Ben, I agree that the issue of Acme you're referring to is interesting or good or valuable material (whatever explains why you particularly missed it!). That said, I can see why it's better left out of the graphic novel version: it's a bit prolonged for a sojourn in an alternate modern-Jimmy fantasy and would throw the pacing out of whack.

Frankly, I'm not sure that the opening short sequence is that essential either, though it certainly sets up Jimmy's anxiety about Superman figures and his troubled relationship with his mother. But visually it's not in the same key as the rest of the book (with respect to color and layout, both; the latter's no surprise, since it originally ran in The New Yorker and has to be viewed sidewise in the book edition). That helps set it off as a prologue, I suppose, but where would you put that Jimmy-on-a-desert-island sequence in the graphic novel? After Jimmy's final glimpse of his new coworker? As if the book needed to twist the knife any more!

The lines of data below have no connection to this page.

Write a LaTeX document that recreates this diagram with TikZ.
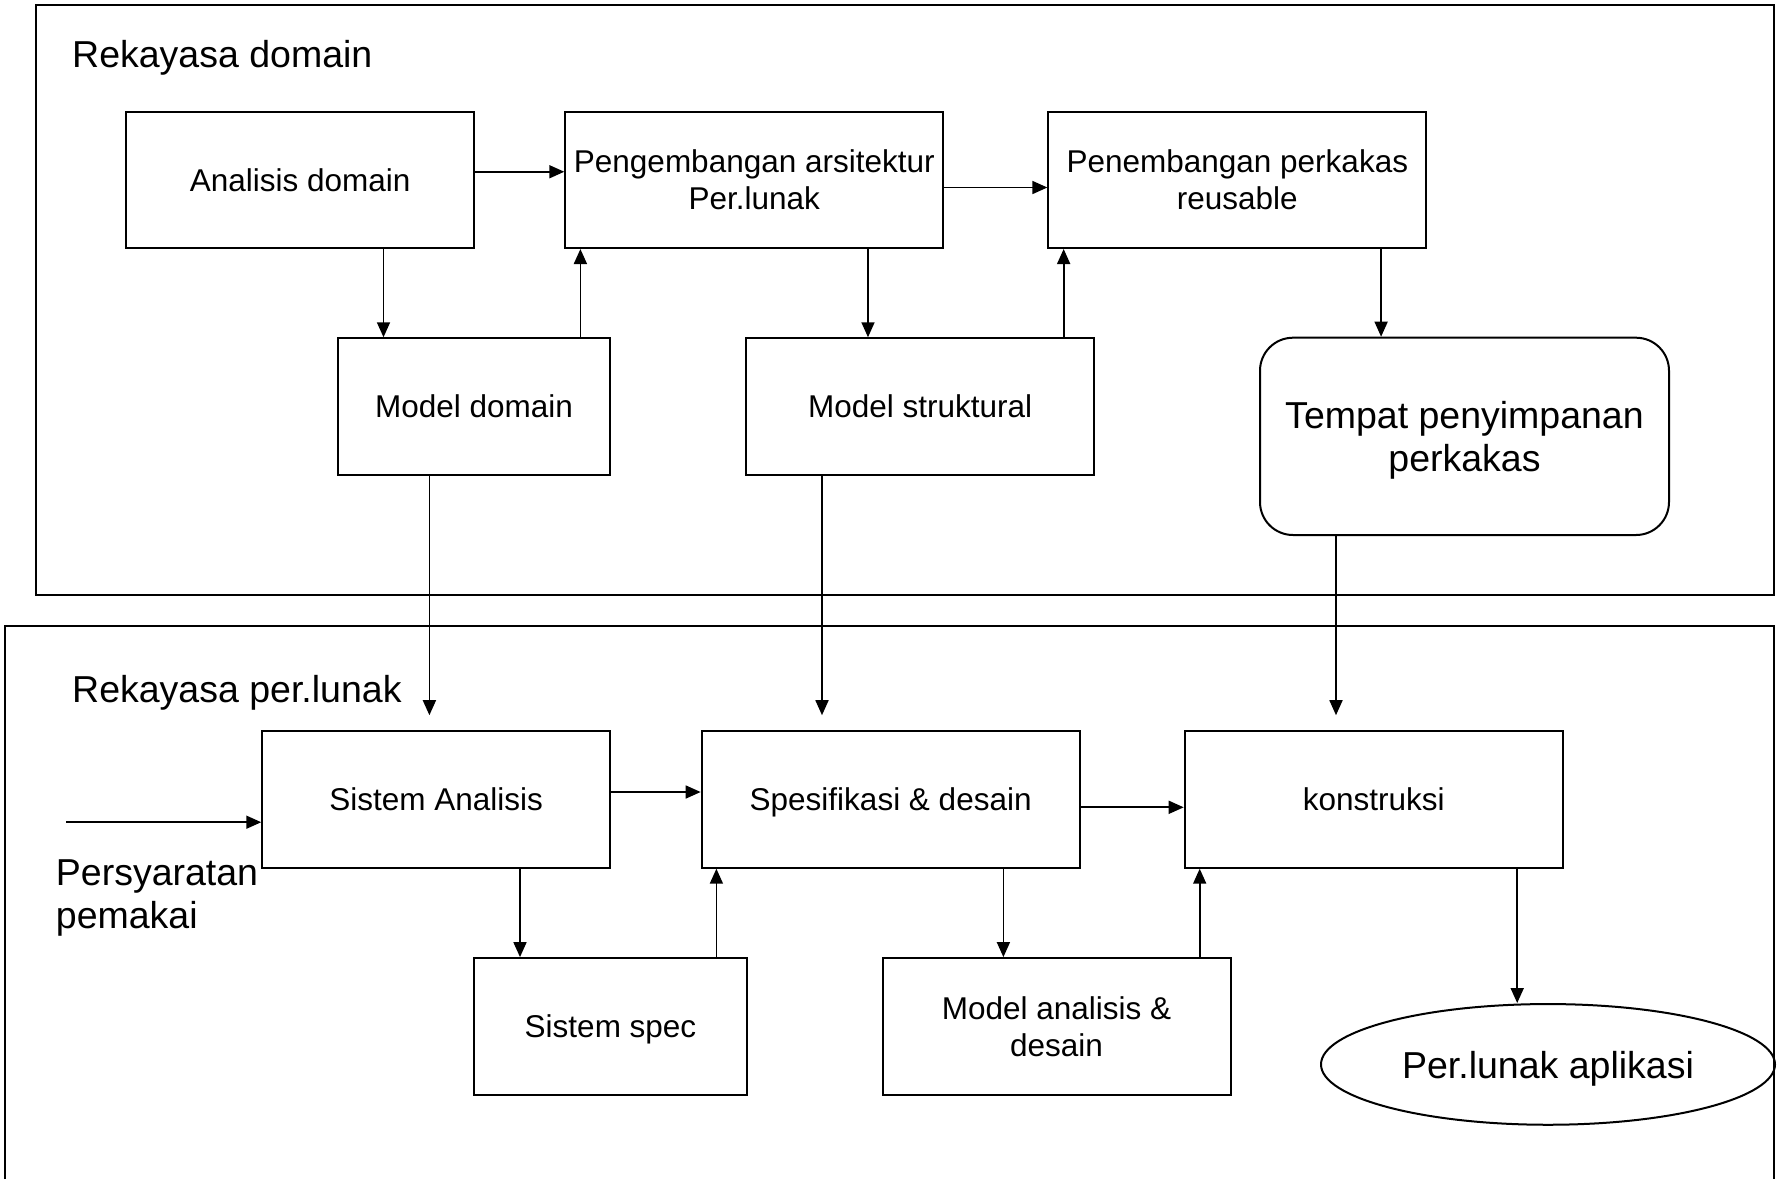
\documentclass[tikz,border=0pt]{standalone}
\usepackage{fontspec}
\setmainfont{Liberation Sans}
\usetikzlibrary{arrows.meta,shapes.geometric}

\begin{document}
\begin{tikzpicture}[x=1pt,y=-1pt,
    box/.style={draw,line width=2pt,inner sep=0pt,align=center,minimum height=136.5pt,
      text depth=0pt,font=\fontsize{31.5}{37}\selectfont},
    wide/.style={box,minimum width=378pt},
    mid/.style={box,minimum width=348pt},
    narrow/.style={box,minimum width=272.5pt},
    big/.style={font=\fontsize{37.5}{43}\selectfont},
    arr/.style={line width=1.7pt,-{Triangle[length=15pt,width=13pt]}},
    frame/.style={line width=2pt}]
  \useasboundingbox (0,0) rectangle (1781,1179);

  % Draw the two frames
  \draw[frame] (35.7,5) rectangle (1774,595);
  \draw[frame] (5,1179) -- (5,625.7) -- (1774,625.7) -- (1774,1179);
  \node[big,anchor=base west,inner sep=0pt] (domtitle) at (72,67) {Rekayasa domain};
  \node[big,anchor=base west,inner sep=0pt] (swtitle) at (72,702.7) {Rekayasa per.lunak};

  % Boxes of the domain part
  \node[mid] (ana) at (300.25,179.75) {Analisis domain};
  \node[wide] (peng) at (754.3,179.75) {Pengembangan arsitektur\\Per.lunak};
  \node[wide] (pene) at (1237.35,179.75) {Penembangan perkakas\\reusable};
  \node[narrow] (mdom) at (474.1,406.5) {Model domain};
  \node[mid] (mstr) at (920.15,406.5) {Model struktural};
  \node[draw,line width=2pt,rounded corners=33pt,inner sep=0pt,align=center,big,text depth=0pt,
    minimum width=409pt,minimum height=197.3pt] (tempat) at (1464.5,436.35)
    {Tempat penyimpanan\\perkakas};

  % Boxes of the software part
  \node[mid] (sa) at (436.25,799.45) {Sistem Analisis};
  \node[wide] (spes) at (890.65,799.45) {Spesifikasi \& desain};
  \node[wide] (kons) at (1373.7,799.45) {konstruksi};
  \node[narrow] (sspec) at (610.5,1026.35) {Sistem spec};
  \node[mid] (mad) at (1056.55,1026.35) {Model analisis \&\\desain};
  \node[draw,ellipse,line width=2pt,inner sep=0pt,big,text depth=0pt,
    minimum width=454pt,minimum height=120.7pt] (app) at (1548,1064.4) {Per.lunak aplikasi};

  % Input
  \coordinate (req) at (66,822.2);
  \draw[arr] (req) -- (req -| sa.west);
  \node[big,anchor=base west,align=left,inner sep=0pt] (persy) at (55.7,928.5) {Persyaratan\\pemakai};

  % Arrows in the domain part
  \draw[arr] ([yshift=8pt]ana.east) -- ([yshift=8pt]peng.west);
  \draw[arr] ([yshift=-7.75pt]peng.east) -- ([yshift=-7.75pt]pene.west);
  \draw[arr] ([xshift=83.25pt]ana.south) -- ([xshift=83.25pt]ana.south |- mdom.north);
  \draw[arr] ([xshift=106.3pt]mdom.north) -- ([xshift=106.3pt]mdom.north |- peng.south);
  \draw[arr] ([xshift=113.7pt]peng.south) -- ([xshift=113.7pt]peng.south |- mstr.north);
  \draw[arr] ([xshift=143.5pt]mstr.north) -- ([xshift=143.5pt]mstr.north |- pene.south);
  \draw[arr] ([xshift=143.75pt]pene.south) -- ([xshift=143.75pt]pene.south |- tempat.north);

  % Arrows from domain to software part
  \draw[arr,shorten >=15pt] ([xshift=-44.7pt]mdom.south) -- ([xshift=-44.7pt]mdom.south |- sa.north);
  \draw[arr,shorten >=15pt] ([xshift=-98.15pt]mstr.south) -- ([xshift=-98.15pt]mstr.south |- spes.north);
  \draw[arr,shorten >=15pt] ([xshift=-128.5pt]tempat.south) -- ([xshift=-128.5pt]tempat.south |- kons.north);

  % Arrows in the software part
  \draw[arr] ([yshift=7.45pt]sa.east) -- ([yshift=7.45pt]spes.west);
  \draw[arr] ([yshift=-7.85pt]spes.east) -- ([yshift=-7.85pt]kons.west);
  \draw[arr] ([xshift=83.75pt]sa.south) -- ([xshift=83.75pt]sa.south |- sspec.north);
  \draw[arr] ([xshift=105.9pt]sspec.north) -- ([xshift=105.9pt]sspec.north |- spes.south);
  \draw[arr] ([xshift=112.75pt]spes.south) -- ([xshift=112.75pt]spes.south |- mad.north);
  \draw[arr] ([xshift=143.15pt]mad.north) -- ([xshift=143.15pt]mad.north |- kons.south);
  \draw[arr] ([xshift=143.5pt]kons.south) -- ([xshift=143.5pt]kons.south |- app.north);
\end{tikzpicture}
\end{document}
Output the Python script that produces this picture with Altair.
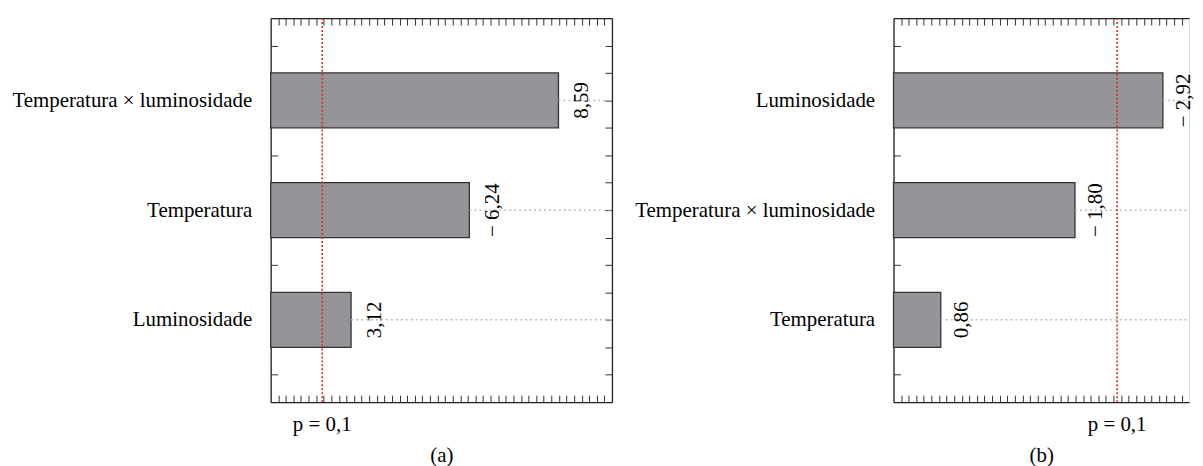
import altair as alt
import pandas as pd

# ---- data ----
terms_a = ["Temperatura × luminosidade", "Temperatura", "Luminosidade"]
effects_a = [8.59, -6.24, 3.12]
terms_b = ["Luminosidade", "Temperatura × luminosidade", "Temperatura"]
effects_b = [-2.92, -1.80, 0.86]
p_line_a = 2.36
p_line_b = 2.27
p_label = "p = 0,1"
domain_a = [1.0, 10.0]
domain_b = [0.663, 3.372]   # panel (b) is cut off by the picture's right edge
panel_titles = ["(a)", "(b)"]

FONT = "Liberation Serif"
FS = 21
W_FULL, H = 343, 386
W_B = 297
SLOTS = 7
N_TICKS = 45
FRAME = "#222222"


def fmt(v):
    s = f"{abs(v):.2f}".replace(".", ",")
    return ("\u2212 " + s) if v < 0 else s


def panel(terms, effects, p_line, domain, scale_type, title, width, cut, text_gap):
    df = pd.DataFrame({
        "term": terms,
        "mag": [abs(v) for v in effects],
        "label": [fmt(v) for v in effects],
        "pos": [2 * i + 1.5 for i in range(len(terms))],
    })
    df["top"] = df["pos"] - 0.5
    df["bot"] = df["pos"] + 0.5
    df["base"] = domain[0]
    df["end"] = domain[1]

    xs = alt.Scale(type=scale_type, domain=domain, nice=False, zero=False)
    ys = alt.Scale(domain=[0, SLOTS], reverse=True, nice=False, zero=False)

    label_expr = " : ".join(
        f"datum.value == {p} ? '{t}'" for p, t in zip(df["pos"], df["term"])
    ) + " : ''"
    yaxis = alt.Axis(
        orient="left", values=[0.5 + i for i in range(SLOTS)],
        labelExpr=label_expr, offset=-7, tickSize=7, domain=False, grid=False,
        labelFont=FONT, labelFontSize=FS, labelColor="black", labelPadding=19,
        tickColor="#333333", labelAlign="right", labelBaseline="middle",
        labelOverlap=False, labelLimit=500, title=None)

    base = alt.Chart(df)
    bars = base.mark_bar(color="#939598", stroke="#333333", strokeWidth=1.3).encode(
        x=alt.X("mag:Q", scale=xs, axis=None),
        x2="base:Q",
        y=alt.Y("top:Q", scale=ys, axis=yaxis),
        y2="bot:Q",
    )
    guides = base.mark_rule(color="#bbbbbb", strokeDash=[2, 3], strokeWidth=1.5).encode(
        x=alt.X("mag:Q", scale=xs, axis=None),
        x2="end:Q",
        y=alt.Y("pos:Q", scale=ys, axis=yaxis),
    )
    values = base.mark_text(angle=270, align="center", baseline="top", xOffset=text_gap,
                            font=FONT, fontSize=FS, color="#000000").encode(
        x=alt.X("mag:Q", scale=xs, axis=None),
        y=alt.Y("pos:Q", scale=ys, axis=yaxis),
        text="label:N",
    )
    pdf = pd.DataFrame({"p": [p_line], "lab": [p_label]})
    red = alt.Chart(pdf).mark_rule(color="#e3262c", strokeDash=[2, 2], strokeWidth=1.6).encode(
        x=alt.X("p:Q", scale=xs, axis=None),
    )
    ptext = alt.Chart(pdf).mark_text(font=FONT, fontSize=FS, color="black",
                                     baseline="alphabetic", align="center").encode(
        x=alt.X("p:Q", scale=xs, axis=None),
        y=alt.value(H + 29),
        text="lab:N",
    )
    main = alt.layer(bars, guides, red, values, ptext)

    # decorative inward ticks, evenly spaced along the frame
    tdf = pd.DataFrame({"x": [1.0], "y": [3.5]})
    tick_dom = N_TICKS * width / W_FULL
    txs = alt.Scale(domain=[0, tick_dom], nice=False, zero=False)
    tick_x_vals = [k for k in range(1, N_TICKS) if k < tick_dom]
    right_vals = [0.5 * k for k in range(1, 2 * SLOTS)]

    def tick_axis(orient, **kw):
        return alt.Axis(orient=orient, labels=False, domain=False, grid=False,
                        tickSize=7, offset=-7, tickColor="#333333", **kw)

    def frame_axis(orient):
        return alt.Axis(orient=orient, labels=False, ticks=False, grid=False,
                        domain=True, domainColor=FRAME, domainWidth=1.3,
                        offset=0, title=None)

    top_layer = alt.Chart(tdf).mark_point(opacity=0, size=1).encode(
        x=alt.X("x:Q", scale=txs, axis=tick_axis("top", values=tick_x_vals, title=None)),
        y=alt.Y("y:Q", scale=ys,
                axis=None if cut else tick_axis("right", values=right_vals, title=None)),
    )
    bottom_layer = alt.Chart(tdf).mark_point(opacity=0, size=1).encode(
        x=alt.X("x:Q", scale=txs, axis=tick_axis(
            "bottom", values=tick_x_vals, title=title, titleFont=FONT,
            titleFontSize=FS, titleFontWeight="normal", titleColor="black",
            titlePadding=42)),
        y=alt.Y("y:Q", scale=ys, axis=None),
    )
    frame_top = alt.Chart(tdf).mark_point(opacity=0, size=1).encode(
        x=alt.X("x:Q", scale=txs, axis=frame_axis("top")),
        y=alt.Y("y:Q", scale=ys, axis=frame_axis("left")),
    )
    frame_bottom = alt.Chart(tdf).mark_point(opacity=0, size=1).encode(
        x=alt.X("x:Q", scale=txs, axis=frame_axis("bottom")),
        y=alt.Y("y:Q", scale=ys, axis=None if cut else frame_axis("right")),
    )
    return alt.layer(main, frame_top, frame_bottom, top_layer, bottom_layer).resolve_scale(
        x="independent", y="independent"
    ).resolve_axis(x="independent", y="independent").properties(width=width, height=H)


pa = panel(terms_a, effects_a, p_line_a, domain_a, "linear", panel_titles[0], W_FULL, False, 13)
pb = panel(terms_b, effects_b, p_line_b, domain_b, "log", panel_titles[1], W_B, True, 10)

chart = alt.hconcat(pa, pb, spacing=20).properties(
    padding={"left": 3, "top": 7, "right": 0, "bottom": 0}
).configure_view(strokeOpacity=0).configure(background="white")

chart.save("out.html", embed_options={"renderer": "svg", "actions": False})
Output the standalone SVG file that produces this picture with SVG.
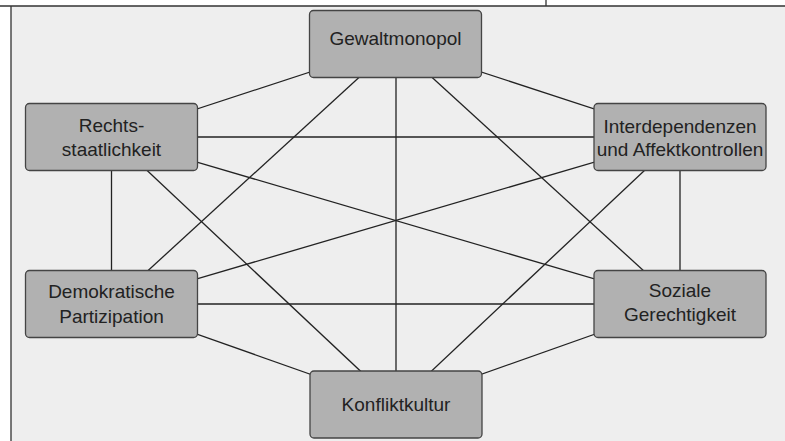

What that desert-island issue really does nicely is to confirm the comic-bookishness of the Acme Novelty Library series, precisely as opposed to the neatly-tied off GN edition. The little build-your-own structures, the letters pages, the fake ads: these all make better sense in a floppy context. And doesn't that desert-island issue of Acme even feature an anthropomorphized globe reading a comic book on its cover? I think that story, as a stand-alone issue, is a salute of sorts to the only format that can properly contain it.

Ben Towle said...

Yeah, I see your points, Mike... and you're probably right: the Superman stuff'd be a bit out of place in the GN, owing to its essential "comic book-ness." I guess the reason I pine for it is that if you've read ACME, the GN seems like an edited "slice" of Chris Ware's (already somewhat limited) emotional palate and the Superman stuff adds a bit of humor to the mix--albeit grim and depressing humor. I guess there's always ROCKET SAM, BIG TEX and whatnot out there for us folks, though...

Isaac said...

I would want to speak up in favor of that short "Super-Man" one-nighter with Jimmy's mom, though, as a kick-off to the graphic novel. It does a good job establishing Jimmy as a kid with father-figure problems, and particularly with abandoning-father problems. It also justifies some of the later appearances of Superman in the book, in Jimmy's dreams and in the form of that sweatshirt of his father's that he's wearing toward the end of the book.

Man, I love talking about this book.

Ben Towle said...

Yeah, he's only really excised the superpowered Superman from the GN; not the whole concept. When you look at it that way, it's pretty elegant the way he's pulled it off editing-wise.

Who doesn't like talking about this awesome book?! When's some academic conference going to invite us all to run our mouths about this, I ask? I can have my "Uses of Linear and non-Linear Perspective in Jimmy Corrigan" lecture ready at a moment's notice!